PROBLEM DESCRIPTION:
In your copy, leave out the pictures; write out all the data exactly.

# start of EXTRACTED INFORMATION

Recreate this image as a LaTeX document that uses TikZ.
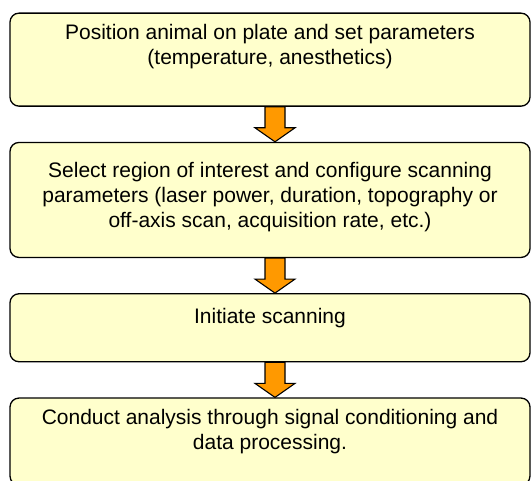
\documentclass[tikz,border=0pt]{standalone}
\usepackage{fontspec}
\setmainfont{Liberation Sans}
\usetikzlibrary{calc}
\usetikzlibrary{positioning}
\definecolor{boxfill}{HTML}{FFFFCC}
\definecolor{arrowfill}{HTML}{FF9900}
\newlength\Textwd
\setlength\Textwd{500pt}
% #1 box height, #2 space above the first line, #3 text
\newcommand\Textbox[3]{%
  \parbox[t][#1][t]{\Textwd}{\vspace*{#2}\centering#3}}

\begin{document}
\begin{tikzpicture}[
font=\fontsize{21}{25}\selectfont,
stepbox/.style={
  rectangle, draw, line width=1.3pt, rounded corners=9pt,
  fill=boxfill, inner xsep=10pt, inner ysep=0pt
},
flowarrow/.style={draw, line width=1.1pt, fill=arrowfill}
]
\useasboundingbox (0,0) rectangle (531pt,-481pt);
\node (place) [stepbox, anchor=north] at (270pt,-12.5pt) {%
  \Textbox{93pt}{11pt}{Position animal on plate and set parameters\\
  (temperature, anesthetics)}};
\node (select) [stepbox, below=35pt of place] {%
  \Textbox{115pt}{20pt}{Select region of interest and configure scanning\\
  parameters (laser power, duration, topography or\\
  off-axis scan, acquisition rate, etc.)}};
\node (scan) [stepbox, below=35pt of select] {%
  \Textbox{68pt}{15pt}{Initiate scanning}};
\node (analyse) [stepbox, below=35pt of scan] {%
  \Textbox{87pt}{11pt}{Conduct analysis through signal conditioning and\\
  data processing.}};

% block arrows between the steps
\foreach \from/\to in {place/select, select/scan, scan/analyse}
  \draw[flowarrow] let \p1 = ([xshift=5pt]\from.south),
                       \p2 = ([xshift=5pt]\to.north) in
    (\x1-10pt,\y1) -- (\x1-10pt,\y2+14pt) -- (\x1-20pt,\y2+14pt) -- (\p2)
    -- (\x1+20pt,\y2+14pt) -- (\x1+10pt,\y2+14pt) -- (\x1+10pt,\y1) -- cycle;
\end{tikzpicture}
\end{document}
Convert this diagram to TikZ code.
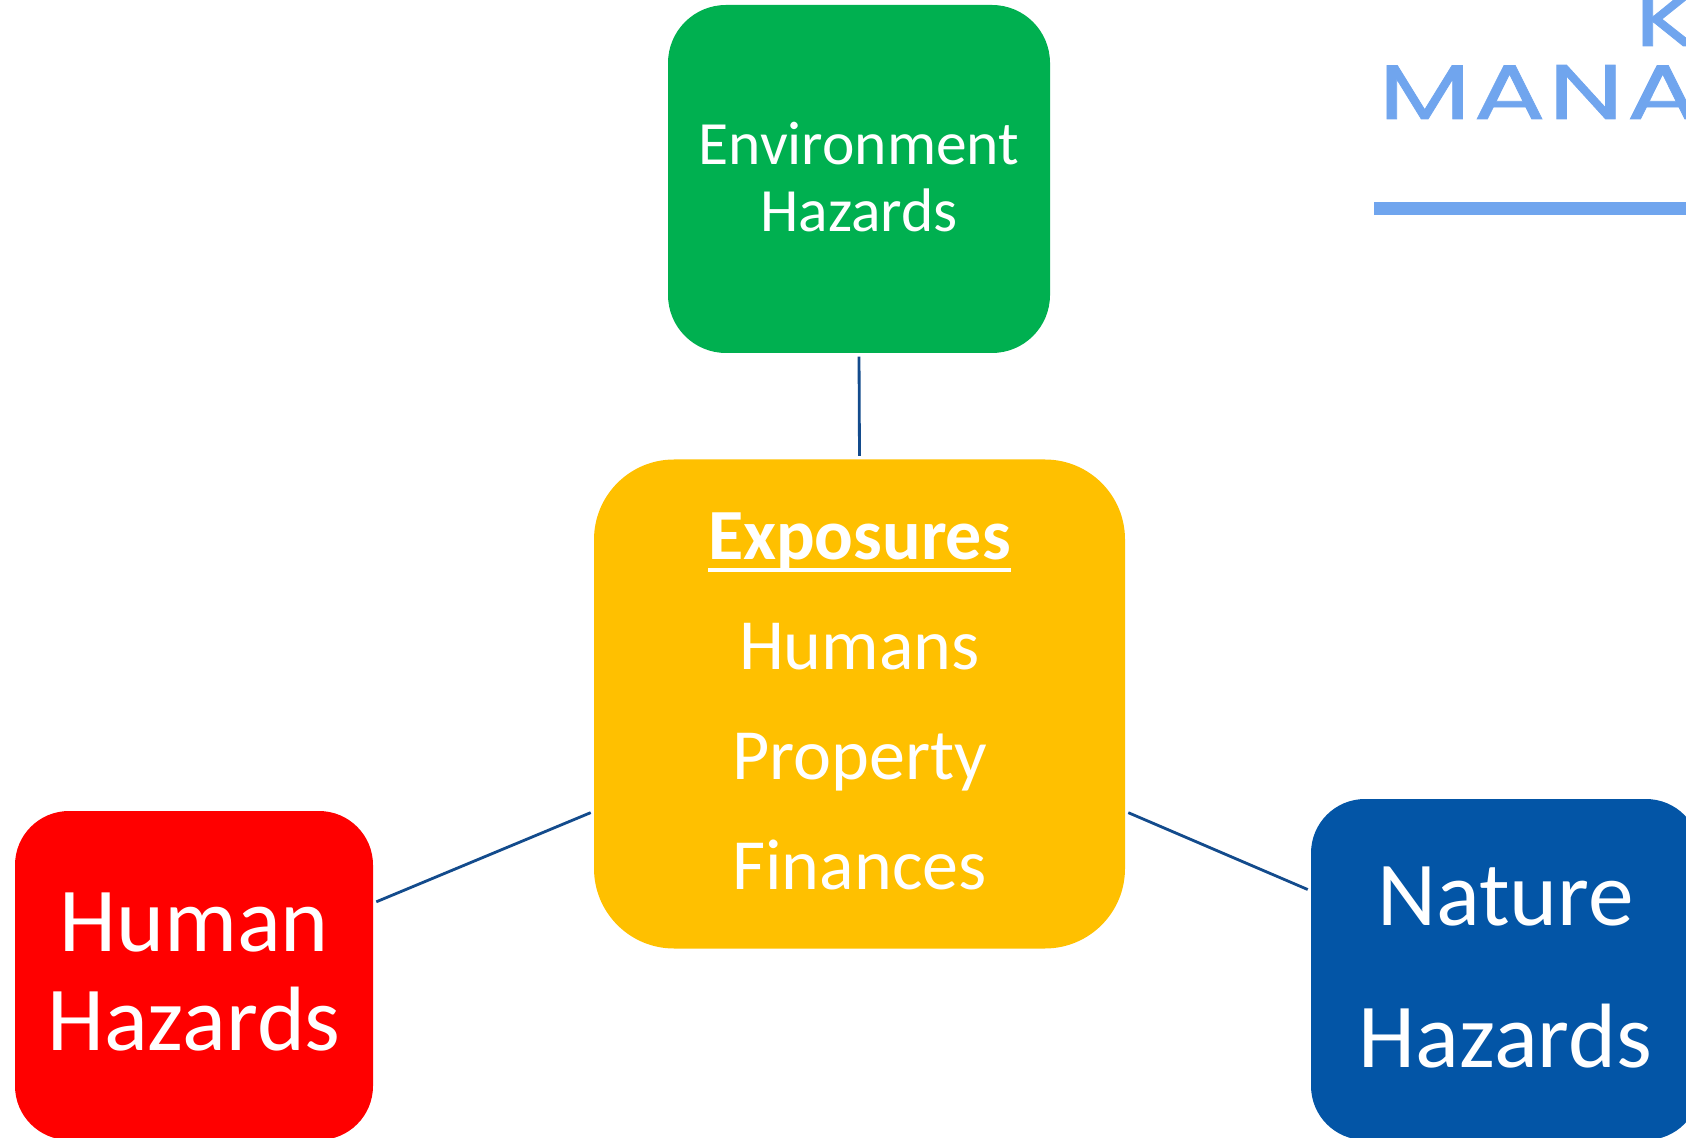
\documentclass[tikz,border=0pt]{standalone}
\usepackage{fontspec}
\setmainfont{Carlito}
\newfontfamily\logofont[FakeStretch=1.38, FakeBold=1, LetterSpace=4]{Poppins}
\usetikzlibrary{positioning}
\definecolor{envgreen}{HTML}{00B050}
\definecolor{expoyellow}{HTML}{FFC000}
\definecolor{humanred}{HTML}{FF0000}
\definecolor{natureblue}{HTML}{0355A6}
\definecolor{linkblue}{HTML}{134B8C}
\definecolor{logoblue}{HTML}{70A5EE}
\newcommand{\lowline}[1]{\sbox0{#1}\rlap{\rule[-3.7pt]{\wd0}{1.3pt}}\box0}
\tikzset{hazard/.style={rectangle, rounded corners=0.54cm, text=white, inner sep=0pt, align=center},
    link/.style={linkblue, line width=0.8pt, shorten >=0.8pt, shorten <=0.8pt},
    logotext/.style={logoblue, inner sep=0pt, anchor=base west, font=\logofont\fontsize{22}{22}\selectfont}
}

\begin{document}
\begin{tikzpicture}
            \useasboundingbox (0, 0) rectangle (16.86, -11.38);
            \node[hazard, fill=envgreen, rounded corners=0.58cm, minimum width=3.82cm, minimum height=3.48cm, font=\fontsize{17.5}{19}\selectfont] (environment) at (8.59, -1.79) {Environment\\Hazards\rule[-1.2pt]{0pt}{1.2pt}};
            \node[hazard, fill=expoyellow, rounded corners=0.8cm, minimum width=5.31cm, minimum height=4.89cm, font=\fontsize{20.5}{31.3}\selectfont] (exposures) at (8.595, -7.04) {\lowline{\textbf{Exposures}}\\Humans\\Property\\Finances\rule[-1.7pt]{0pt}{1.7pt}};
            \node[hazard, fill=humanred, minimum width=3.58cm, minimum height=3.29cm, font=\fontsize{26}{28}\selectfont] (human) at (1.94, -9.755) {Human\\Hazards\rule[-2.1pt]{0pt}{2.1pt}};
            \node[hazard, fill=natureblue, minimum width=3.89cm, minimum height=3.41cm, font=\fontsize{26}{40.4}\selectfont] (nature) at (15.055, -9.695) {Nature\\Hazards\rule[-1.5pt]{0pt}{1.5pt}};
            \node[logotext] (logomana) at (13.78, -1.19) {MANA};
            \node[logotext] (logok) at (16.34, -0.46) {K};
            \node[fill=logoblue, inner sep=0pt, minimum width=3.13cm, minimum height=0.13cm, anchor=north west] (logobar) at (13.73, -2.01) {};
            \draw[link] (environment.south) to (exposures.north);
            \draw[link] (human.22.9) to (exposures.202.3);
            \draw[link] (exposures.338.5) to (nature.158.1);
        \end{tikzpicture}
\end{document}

# end of EXTRACTED INFORMATION

TASK RESPONSE:
Recreate this image as a LaTeX document that uses TikZ.
\documentclass[tikz,border=0pt]{standalone}
\usepackage{fontspec}
\setmainfont{Liberation Sans}
\usetikzlibrary{calc}
\usetikzlibrary{positioning}
\definecolor{boxfill}{HTML}{FFFFCC}
\definecolor{arrowfill}{HTML}{FF9900}
\newlength\Textwd
\setlength\Textwd{500pt}
% #1 box height, #2 space above the first line, #3 text
\newcommand\Textbox[3]{%
  \parbox[t][#1][t]{\Textwd}{\vspace*{#2}\centering#3}}

\begin{document}
\begin{tikzpicture}[
font=\fontsize{21}{25}\selectfont,
stepbox/.style={
  rectangle, draw, line width=1.3pt, rounded corners=9pt,
  fill=boxfill, inner xsep=10pt, inner ysep=0pt
},
flowarrow/.style={draw, line width=1.1pt, fill=arrowfill}
]
\useasboundingbox (0,0) rectangle (531pt,-481pt);
\node (place) [stepbox, anchor=north] at (270pt,-12.5pt) {%
  \Textbox{93pt}{11pt}{Position animal on plate and set parameters\\
  (temperature, anesthetics)}};
\node (select) [stepbox, below=35pt of place] {%
  \Textbox{115pt}{20pt}{Select region of interest and configure scanning\\
  parameters (laser power, duration, topography or\\
  off-axis scan, acquisition rate, etc.)}};
\node (scan) [stepbox, below=35pt of select] {%
  \Textbox{68pt}{15pt}{Initiate scanning}};
\node (analyse) [stepbox, below=35pt of scan] {%
  \Textbox{87pt}{11pt}{Conduct analysis through signal conditioning and\\
  data processing.}};

% block arrows between the steps
\foreach \from/\to in {place/select, select/scan, scan/analyse}
  \draw[flowarrow] let \p1 = ([xshift=5pt]\from.south),
                       \p2 = ([xshift=5pt]\to.north) in
    (\x1-10pt,\y1) -- (\x1-10pt,\y2+14pt) -- (\x1-20pt,\y2+14pt) -- (\p2)
    -- (\x1+20pt,\y2+14pt) -- (\x1+10pt,\y2+14pt) -- (\x1+10pt,\y1) -- cycle;
\end{tikzpicture}
\end{document}
Convert this diagram to TikZ code.
\documentclass[tikz,border=0pt]{standalone}
\usepackage{fontspec}
\setmainfont{Carlito}
\newfontfamily\logofont[FakeStretch=1.38, FakeBold=1, LetterSpace=4]{Poppins}
\usetikzlibrary{positioning}
\definecolor{envgreen}{HTML}{00B050}
\definecolor{expoyellow}{HTML}{FFC000}
\definecolor{humanred}{HTML}{FF0000}
\definecolor{natureblue}{HTML}{0355A6}
\definecolor{linkblue}{HTML}{134B8C}
\definecolor{logoblue}{HTML}{70A5EE}
\newcommand{\lowline}[1]{\sbox0{#1}\rlap{\rule[-3.7pt]{\wd0}{1.3pt}}\box0}
\tikzset{hazard/.style={rectangle, rounded corners=0.54cm, text=white, inner sep=0pt, align=center},
    link/.style={linkblue, line width=0.8pt, shorten >=0.8pt, shorten <=0.8pt},
    logotext/.style={logoblue, inner sep=0pt, anchor=base west, font=\logofont\fontsize{22}{22}\selectfont}
}

\begin{document}
\begin{tikzpicture}
            \useasboundingbox (0, 0) rectangle (16.86, -11.38);
            \node[hazard, fill=envgreen, rounded corners=0.58cm, minimum width=3.82cm, minimum height=3.48cm, font=\fontsize{17.5}{19}\selectfont] (environment) at (8.59, -1.79) {Environment\\Hazards\rule[-1.2pt]{0pt}{1.2pt}};
            \node[hazard, fill=expoyellow, rounded corners=0.8cm, minimum width=5.31cm, minimum height=4.89cm, font=\fontsize{20.5}{31.3}\selectfont] (exposures) at (8.595, -7.04) {\lowline{\textbf{Exposures}}\\Humans\\Property\\Finances\rule[-1.7pt]{0pt}{1.7pt}};
            \node[hazard, fill=humanred, minimum width=3.58cm, minimum height=3.29cm, font=\fontsize{26}{28}\selectfont] (human) at (1.94, -9.755) {Human\\Hazards\rule[-2.1pt]{0pt}{2.1pt}};
            \node[hazard, fill=natureblue, minimum width=3.89cm, minimum height=3.41cm, font=\fontsize{26}{40.4}\selectfont] (nature) at (15.055, -9.695) {Nature\\Hazards\rule[-1.5pt]{0pt}{1.5pt}};
            \node[logotext] (logomana) at (13.78, -1.19) {MANA};
            \node[logotext] (logok) at (16.34, -0.46) {K};
            \node[fill=logoblue, inner sep=0pt, minimum width=3.13cm, minimum height=0.13cm, anchor=north west] (logobar) at (13.73, -2.01) {};
            \draw[link] (environment.south) to (exposures.north);
            \draw[link] (human.22.9) to (exposures.202.3);
            \draw[link] (exposures.338.5) to (nature.158.1);
        \end{tikzpicture}
\end{document}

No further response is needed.